Au poste de réalisateur, en 2013, on ne comptait que 6% de femmes - une baisse de 3% par rapport à l'année précédente. Dans les secteurs connexes, il n'y avait que 10% de femmes scénaristes, 15% de productrices et seulement 3% de directrices photo.

Avec de tels chiffres, pas étonnant que la vaste majorité des films américains raconte des histoires faites sur mesure pour les hommes, leurs frères et leurs fils. «Si on a une majorité d'hommes blancs qui détiennent les postes-clés dans l'industrie, on est assuré d'avoir une majorité d'hommes blancs à l'écran», a affirmé Martha Lanzen à une journaliste du New York Times.

Son groupe de recherche s'apprête d'ailleurs à lancer une nouvelle étude sur les personnages féminins au cinéma américain. Il y a fort à parier que les résultats ressembleront à ceux compilés par le groupe de recherche des Réalisatrice équitables chez nous.
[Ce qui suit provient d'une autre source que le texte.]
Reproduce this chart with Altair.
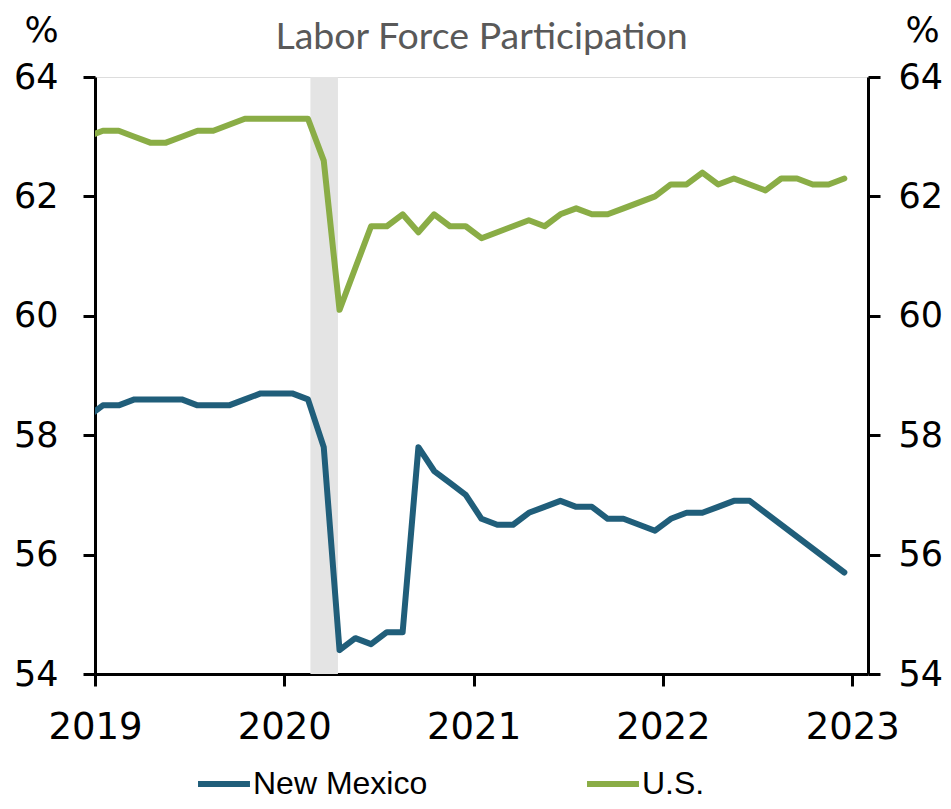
import altair as alt
import pandas as pd

# ---- data ----
first_month = "2018-12"          # first monthly observation (clipped at the left edge)
n_months = 49                    # Dec 2018 .. Dec 2022

us_lfpr = [63.0,
           63.1, 63.1, 63.0, 62.9, 62.9, 63.0, 63.1, 63.1, 63.2, 63.3, 63.3, 63.3,
           63.3, 63.3, 62.6, 60.1, 60.8, 61.5, 61.5, 61.7, 61.4, 61.7, 61.5, 61.5,
           61.3, 61.4, 61.5, 61.6, 61.5, 61.7, 61.8, 61.7, 61.7, 61.8, 61.9, 62.0,
           62.2, 62.2, 62.4, 62.2, 62.3, 62.2, 62.1, 62.3, 62.3, 62.2, 62.2, 62.3]

nm_lfpr = [58.3,
           58.5, 58.5, 58.6, 58.6, 58.6, 58.6, 58.5, 58.5, 58.5, 58.6, 58.7, 58.7,
           58.7, 58.6, 57.8, 54.4, 54.6, 54.5, 54.7, 54.7, 57.8, 57.4, 57.2, 57.0,
           56.6, 56.5, 56.5, 56.7, 56.8, 56.9, 56.8, 56.8, 56.6, 56.6, 56.5, 56.4,
           56.6, 56.7, 56.7, 56.8, 56.9, 56.9, None, None, None, None, None, 55.7]

series_names = ["New Mexico", "U.S."]
series_colors = ["#205E7A", "#8AAD46"]
recession_start = "2020-02-20"
recession_end = "2020-04-13"
year_ticks = [2019, 2020, 2021, 2022, 2023]
pct_ticks = [54, 56, 58, 60, 62, 64]
title_text = "Labor Force Participation"

# ---- build tables ----
months = pd.period_range(first_month, periods=n_months, freq="M")
xpos = [m.year + (m.month - 1 + 0.5) / 12 for m in months]

rows = []
for name, vals in zip(series_names, [nm_lfpr, us_lfpr]):
    for xp, v in zip(xpos, vals):
        if v is not None:
            rows.append({"x": xp, "value": v, "series": name})
df = pd.DataFrame(rows)


def dec(d):
    t = pd.Timestamp(d)
    return t.year + (t.month - 1 + (t.day - 1) / t.days_in_month) / 12


band_df = pd.DataFrame({"start": [dec(recession_start)], "end": [dec(recession_end)]})

# ---- scales / axes ----
FONT = "DejaVu Sans, Liberation Sans, sans-serif"
x_scale = alt.Scale(domain=[2019, 2023 + 1 / 12], nice=False, zero=False)
y_scale = alt.Scale(domain=[54, 64], nice=False, zero=False)

x_axis = alt.Axis(values=year_ticks, format="d", title=None, grid=False,
                  labelFont=FONT, labelFontSize=37, labelColor="black",
                  labelPadding=23, tickColor="black", tickWidth=3, tickSize=12,
                  domainColor="black", domainWidth=3, labelFlush=False)


def y_axis(orient, tx, pad):
    return alt.Axis(orient=orient, values=pct_ticks, format="d", grid=False,
                    title="%", titleAngle=0, titleX=tx, titleY=-36,
                    titleAlign="center", titleBaseline="alphabetic",
                    titleFont=FONT, titleFontSize=36, titleFontWeight="normal",
                    titleColor="black",
                    labelFont=FONT, labelFontSize=35, labelColor="black",
                    labelPadding=pad, tickColor="black", tickWidth=3, tickSize=12,
                    domainColor="black", domainWidth=3)


color_scale = alt.Scale(domain=series_names, range=series_colors)
legend = alt.Legend(orient="none", legendX=100, legendY=678, direction="horizontal",
                    title=None, symbolType="stroke", symbolSize=2700,
                    symbolStrokeWidth=6, labelFont="Liberation Sans, Arial, sans-serif",
                    labelFontSize=32, labelColor="black", labelOffset=0,
                    columnPadding=147, labelLimit=500)

band = alt.Chart(band_df).mark_rect(color="#E4E4E4").encode(
    x=alt.X("start:Q", scale=x_scale, axis=x_axis),
    x2="end:Q",
)

line_props = dict(strokeWidth=6, clip=True, strokeCap="round", strokeJoin="round")

nm_line = alt.Chart(df[df.series == "New Mexico"]).mark_line(**line_props).encode(
    x=alt.X("x:Q", scale=x_scale, axis=x_axis),
    y=alt.Y("value:Q", scale=y_scale, axis=y_axis("left", -54, 25)),
    color=alt.Color("series:N", scale=color_scale, legend=legend),
)

us_line = alt.Chart(df[df.series == "U.S."]).mark_line(**line_props).encode(
    x=alt.X("x:Q", scale=x_scale, axis=x_axis),
    y=alt.Y("value:Q", scale=y_scale, axis=y_axis("right", 54, 18)),
    color=alt.Color("series:N", scale=color_scale, legend=legend),
)

chart = (
    alt.layer(band, nm_line, us_line)
    .resolve_scale(y="independent")
    .properties(
        width=773, height=597,
        autosize=alt.AutoSizeParams(type="none"),
        padding={"left": 87, "top": 69, "right": 75, "bottom": 127},
        title=alt.TitleParams(title_text, font="Lato, Open Sans, sans-serif", fontSize=37.5,
                              color="#595959", fontWeight="normal", anchor="middle",
                              frame="group", baseline="alphabetic", offset=0, dy=74),
    )
    .configure_view(stroke=None)
    .configure(background="white")
)

chart.save("out.html", embed_options={"renderer": "svg", "actions": False})
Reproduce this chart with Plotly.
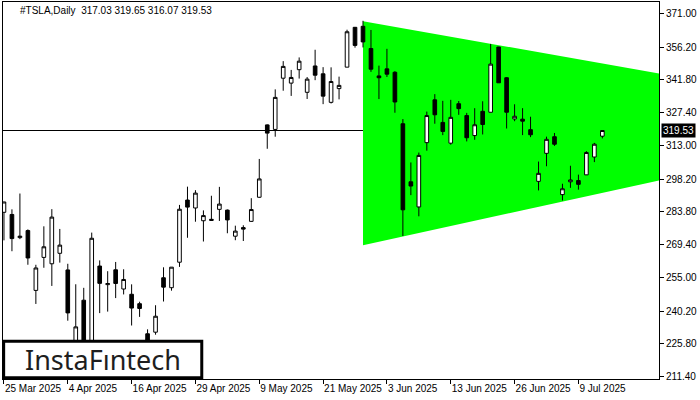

Pendant plusieurs mois, l'an dernier, une petite équipe de chercheuses a épluché 35 films québécois sortis en 2011. Sur les 35 films, seulement 7 avaient été réalisés par des femmes. Au total, 899 personnages parlants ont été examinés.

Martha Lanzen aurait pu écrire la conclusion: les gars qui réalisent des films racontent des histoires de gars qui mettent en scène des... gars. Or, comme les réalisateurs masculins sont majoritaires, leurs personnages sont majoritaires et occupent plus de temps écran.

L'étude des Réalisatrices équitables date d'un an, mais rien n'indique que la situation a changé chez nous, sauf pour un aspect: en juillet dernier, la SODEC a modifié une mesure de son programme d'aide au long métrage. On en a peu parlé; pourtant, il s'agit d'un pas important. Désormais, un producteur ne peut déposer que deux projets par date de dépôt, mais il peut en déposer trois si le troisième est un projet réalisé par une femme. Autant dire que cette mesure incitative va faire monter la cote des réalisatrices auprès des producteurs et c'est tant mieux.

Le nouveau règlement est encore trop récent pour qu'on en mesure l'effet, mais il est presque déjà assuré que son impact sera positif pour les femmes cinéastes d'ici. Le plafond de celluloïd ne disparaîtra pas pour autant demain matin. Mais un jour, peut-être. En ce 8 mars, on le souhaite plus que jamais.

On en parle trop

Des slogans des partis politiques. La campagne électorale est encore jeune et il est normal que, n'ayant rien à se mettre sous la dent, les médias se rabattent sur les slogans qui laissent à désirer. Mais un slogan est un slogan. On vote pour un parti, pas pour un slogan. Alors on passe à go et on prend un autre appel.

On n'en parle pas assez

De la belle collaboration des commerçants d'Outremont avec les organisateurs des Trois Jours de Casteliers. À quelques endroits dans le quartier, des vitrines affichent les gigantesques figures à la fois sublimes et effrayantes de ce théâtre de marionnettes pour petits et grands. C'est une superbe initiative et un bel hommage à ce festival qui se tient jusqu'à demain au Théâtre Outremont.